How to successfully value the market potential of a new blue-sky invention.
When an innovation creates a new need and establishes a new paradigm in terms of a product or solution, the challenge is to visualize the potential of such a blue-sky invention and an even bigger challenge becomes how to value the market potential for such an invention. Conventional forecasting analysis usually relies on looking at established customer behaviors to arrive at forecasting models for most products. However, this approach fails when customer behavior has not gone through a paradigm shift “before” the new need is created by the blue-sky invention. Instead, new techniques and parallel analogies (benchmarks) are used for forecasting the potential.
Creating a form & figure for an abstract innovation
Henry Ford is credited with the famous quote, ”If I had asked my customers what they wanted, they would have said a faster horse!”

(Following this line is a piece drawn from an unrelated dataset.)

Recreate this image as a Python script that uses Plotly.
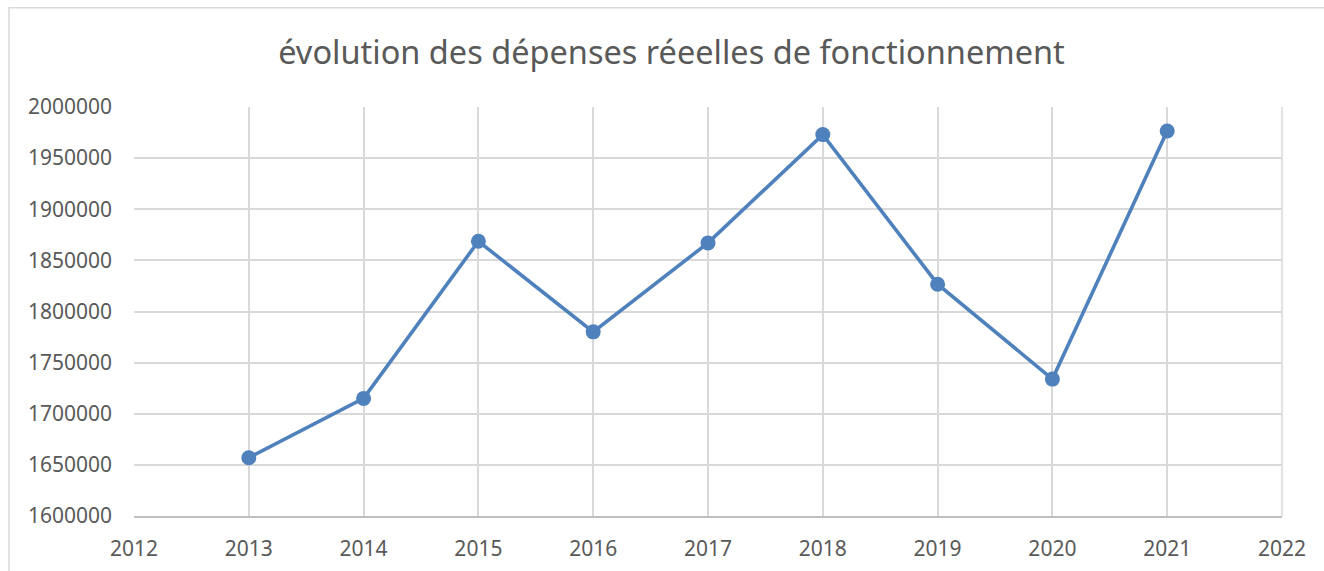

In this case, creating a demand forecasting model would have factored in the number of households, the population of horses and the ability of those households to keep the horses. However, it would have failed miserably to estimate the demand for cars. Essentially, in a case like this example, a new need is created and therefore you need to first understand some qualitative aspects of the invention in order to create an algorithm for forecasting the demand. The vision to see the perceived benefits of this new need is essential to quantify the potential intake of the invention over time.
Using the proxies to model the unknown
Basically, human understanding works by linking new stimuli to known experiences or stimuli. Using proxies to model the demand for a new need or product uses a very intuitive process by putting it into an analytical framework. Therefore, it is a good starting point to deconstruct the newly created needs and link the perceived benefits of the new invention to some historical precedents. These links could be made within the same context (or industry), a related context or sometimes even an unrelated industry. For example, to model the demand forecast for a new prosthetic dental tissue that can replace lost teeth, cataract lenses for eyes or even hair follicle replacement demand curves can be used as proxies.
Seeing the future through the kaleidoscope of the past
The key skill lies in the visualization of the benefits and the impact of the invention on the customer. Once the benefits can be articulated, the next step is to select a case study from the past that had a similar impact on customers when the new technology or invention was introduced. This basically guarantees that key drivers can be gleaned from the case study and applied to the newly perceived benefits of the new invention.
Numbers are meaningless until linked to benefits a customer can see…
The rest follows after targeting the right pool of respondents and developing a series of short questions that can articulate inputs to and from customers using the right proxies and benefit statements. Some suitable analytics puts the final icing on the cake!
Sounds complicated? It is actually much simpler than most conventional techniques that miss the mark completely when it comes to forecasting new product concepts.